A nice short talk about practical features that make Postgres such a useful database. Covers tips for schemamigration, examples of using the native json storage, getting Javascript in your SQL and more.
http://russ.garrett.co.uk/talks/postgres-gds

A good talk on complex systems and and how to make them less fragile. Discussion of postmortems, real world examples and the 49,000 core system at Weta Digital, the visual effects company.
https://www.usenix.org/conference/lisa13/drifting-fragility

Mesos, the fault-tolerant cluster manage, is pretty interesting but I’ve spoken to lots of people who haven’t seen it yet and only a handful who have actually had a closer look. This short post is a great introduction.
http://iankent.co.uk/2014/02/26/a-quick-introduction-to-apache-mesos/

Jobs

Guardian News and Media are looking for a Senior Systems Integrator. Hopefully you’ve been following our NSA/GCHQ revelations and if you want to help ensure we continue to have the best platform to deliver and report such news then have a look here:
http://jobs.theguardian.com/job/4791673/senior-systems-integrator/

Events

Monitorama is having their next event from May 5th through the 7th in Portland, Oregon.
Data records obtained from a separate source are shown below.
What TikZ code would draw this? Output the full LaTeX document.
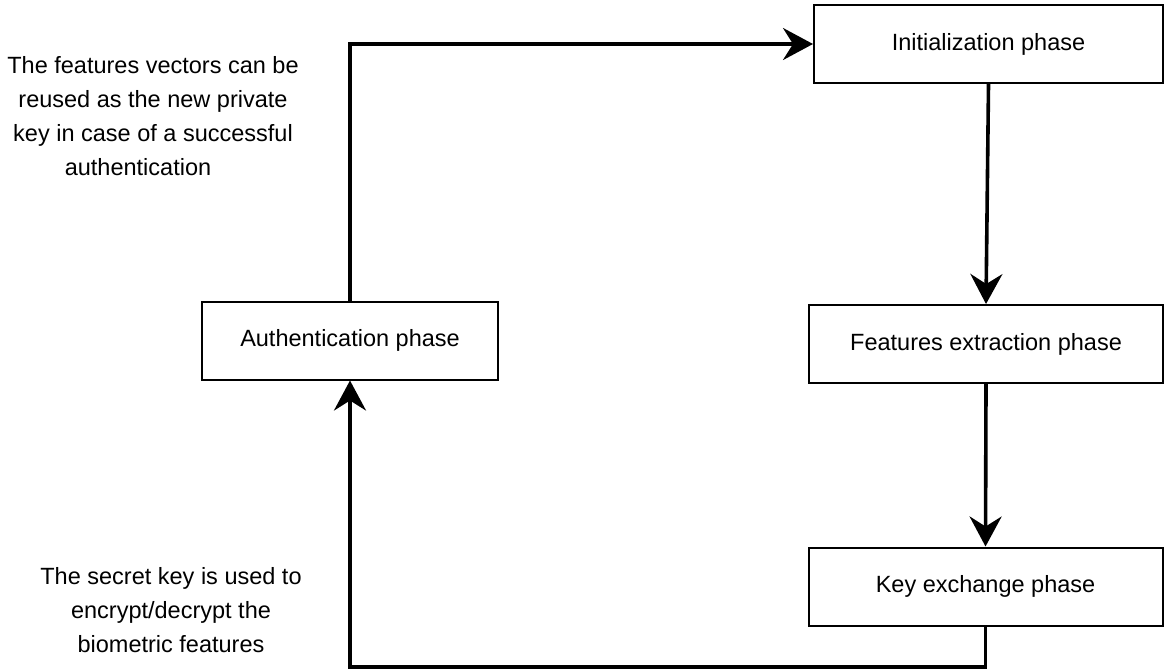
\documentclass[tikz,border=0pt]{standalone}
\usepackage{fontspec}
\setmainfont{Liberation Sans}
\usetikzlibrary{arrows.meta}

\begin{document}
\begin{tikzpicture}[x=0.5pt, y=-0.5pt,
  phase/.style={rectangle, draw, line width=1pt, minimum height=39pt, font=\fontsize{11.75}{17}\selectfont},
  note/.style={align=center, font=\fontsize{11.75}{17}\selectfont},
  flow/.style={line width=1.8pt, -{Stealth[length=15pt, width=16pt, inset=5pt]}}]
  \useasboundingbox (0,0) rectangle (1165,671);
  \node[phase, minimum width=174.5pt] (init) at (988.5, 44) {Initialization phase};
  \node[phase, minimum width=177pt] (feat) at (986, 344) {Features extraction phase};
  \node[phase, minimum width=177pt] (key) at (985.5, 586.5) {Key exchange phase};
  \node[phase, minimum width=148pt] (auth) at (350, 340.5) {Authentication phase};
  \node[note] (reuse) at (153, 116) {The features vectors can be\\reused as the new private\\key in case of a successful\\authentication\hspace*{15pt}};
  \node[note] (secret) at (171, 610) {The secret key is used to\\encrypt/decrypt the\\biometric features};
  \coordinate (bend) at (350, 667);
  \draw[flow] (init.south) -- (feat.north);
  \draw[flow] (feat.south) -- (key.north);
  \draw[flow] (key.south) |- (bend) -- (auth.south);
  \draw[flow] (auth.north) |- (init.west);
\end{tikzpicture}
\end{document}
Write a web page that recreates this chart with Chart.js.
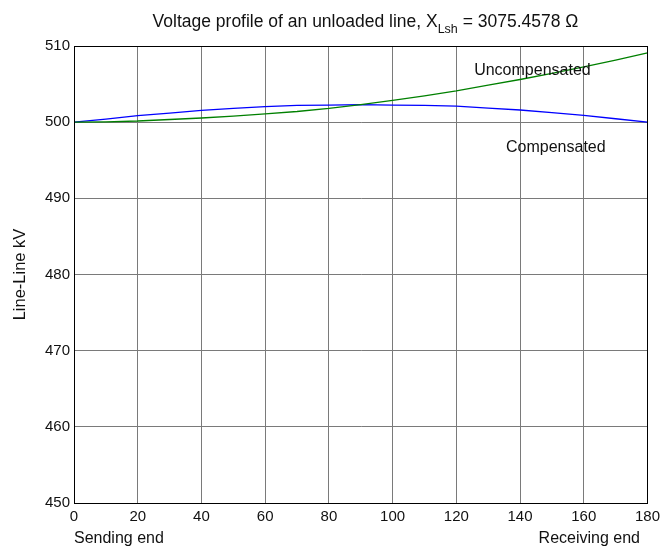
<!DOCTYPE html>
<html>
<head>
<meta charset="utf-8">
<script src="https://cdn.jsdelivr.net/npm/chart.js@4"></script>
<style>
  html, body { margin: 0; padding: 0; background: #fff; }
  #wrap { width: 665px; height: 548px; }
</style>
</head>
<body>
<div id="wrap"><canvas id="chartVolt" width="665" height="548"></canvas></div>
<script>
/* Voltage profile of an unloaded line */
var positions = [0, 10, 20, 30, 40, 50, 60, 70, 80, 90, 100, 110, 120, 130, 140, 150, 160, 170, 180];
var uncompensated = [500.0, 500.05, 500.15, 500.35, 500.55, 500.8, 501.1, 501.4, 501.8, 502.3, 502.85, 503.45, 504.1, 504.85, 505.6, 506.4, 507.25, 508.15, 509.1];
var compensated = [500.0, 500.4, 500.85, 501.2, 501.55, 501.8, 502.05, 502.2, 502.25, 502.3, 502.25, 502.2, 502.1, 501.85, 501.6, 501.25, 500.9, 500.45, 500.0];
var xTicks = [0, 20, 40, 60, 80, 100, 120, 140, 160, 180];
var yTicks = [450, 460, 470, 480, 490, 500, 510];

var FONT = '"Liberation Sans", Arial, sans-serif';

function pts(ys) {
  return positions.map(function (x, i) { return { x: x, y: ys[i] }; });
}

/* Title, axis notes, in-plot labels and the black box */
var decor = {
  id: 'decor',
  afterDraw: function (chart) {
    var ctx = chart.ctx, a = chart.chartArea;
    var xs = chart.scales.x, ys = chart.scales.y;
    ctx.save();
    ctx.strokeStyle = '#000';
    ctx.lineWidth = 1;
    ctx.strokeRect(Math.round(a.left) + 0.5, Math.round(a.top) + 0.5, Math.round(a.right - a.left), Math.round(a.bottom - a.top));

    ctx.fillStyle = '#111';
    ctx.textBaseline = 'alphabetic';

    /* title with subscript */
    var big = '17.5px ' + FONT, small = '12.5px ' + FONT;
    var p1 = 'Voltage profile of an unloaded line, X', p2 = 'Lsh', p3 = ' = 3075.4578 \u03a9';
    ctx.font = big; var w1 = ctx.measureText(p1).width, w3 = ctx.measureText(p3).width;
    ctx.font = small; var w2 = ctx.measureText(p2).width;
    var tx = 365.5 - (w1 + w2 + w3) / 2, ty = 27;
    ctx.textAlign = 'left';
    ctx.font = big; ctx.fillText(p1, tx, ty);
    ctx.font = small; ctx.fillText(p2, tx + w1, ty + 6);
    ctx.font = big; ctx.fillText(p3, tx + w1 + w2, ty);

    /* end labels under the x axis */
    var lab = '16px ' + FONT;
    ctx.font = lab;
    ctx.textAlign = 'left';
    ctx.fillText('Sending end', a.left, 543);
    ctx.textAlign = 'right';
    ctx.fillText('Receiving end', 640, 543);

    /* y axis label */
    ctx.save();
    ctx.font = '16.5px ' + FONT;
    ctx.textBaseline = 'middle';
    ctx.translate(20, (a.top + a.bottom) / 2);
    ctx.rotate(-Math.PI / 2);
    ctx.textAlign = 'center';
    ctx.fillText('Line-Line kV', 0, 0);
    ctx.restore();

    /* curve labels */
    ctx.font = lab;
    ctx.textBaseline = 'middle';
    ctx.textAlign = 'left';
    ctx.fillText('Uncompensated', xs.getPixelForValue(125.6), ys.getPixelForValue(506.8));
    ctx.fillText('Compensated', xs.getPixelForValue(135.6), ys.getPixelForValue(496.6));
    ctx.restore();
  }
};

new Chart(document.getElementById('chartVolt'), {
  type: 'line',
  data: {
    datasets: [
      { label: 'Uncompensated', data: pts(uncompensated), borderColor: '#008000', borderWidth: 1.3, pointRadius: 0, tension: 0, fill: false },
      { label: 'Compensated', data: pts(compensated), borderColor: '#0000ff', borderWidth: 1.3, pointRadius: 0, tension: 0, fill: false }
    ]
  },
  options: {
    responsive: false,
    animation: false,
    layout: { padding: { left: 0, top: 46, right: 16, bottom: 0 } },
    plugins: { legend: { display: false }, tooltip: { enabled: false }, title: { display: false } },
    scales: {
      x: {
        type: 'linear', min: 0, max: 180,
        afterBuildTicks: function (s) { s.ticks = xTicks.map(function (v) { return { value: v }; }); },
        afterFit: function (s) { s.height = 45; },
        grid: { color: '#7a7a7a', lineWidth: 1, drawTicks: false },
        border: { display: true, color: '#000' },
        ticks: { padding: 5, color: '#111', font: { family: FONT, size: 15 }, maxRotation: 0, autoSkip: false }
      },
      y: {
        min: 450, max: 510,
        afterBuildTicks: function (s) { s.ticks = yTicks.map(function (v) { return { value: v }; }); },
        afterFit: function (s) { s.width = 74; },
        grid: { color: '#7a7a7a', lineWidth: 1, drawTicks: false },
        border: { display: true, color: '#000' },
        ticks: { padding: 4, color: '#111', font: { family: FONT, size: 15 } }
      }
    }
  },
  plugins: [decor]
});
</script>
</body>
</html>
As usual you can expect a ton of fantastic speakers and DevOps practitioners from all over the world. This is a single-track event you won’t want to miss. Devops Weekly readers can use the discount code DEVOPSWEEKLY for a 25% discount.
http://monitorama.com/

Next weekend, on the 15th of March, is the first Devopsdays event in Africa, in Nairobi. They are looking for speakers, sponsors and attendees. If you’re anywhere near the area you should try and make it along.
http://devopsdays.org/events/2014-nairobi/

Tools

Pleaserun describes itself as “an attempt to abstract this init script madness.” I’m guessing just from the description you can guess what it does? It currently supports launchd, upstart, systemd, runit and sysv init.
https://github.com/jordansissel/pleaserun

JMeter is a pretty powerful load and performance testing tool but configuration can have a very steep learning curve. This project provides a very nice Ruby based DSL for writing tests both for a local JMeter install or for use with the Flood.io hosted service.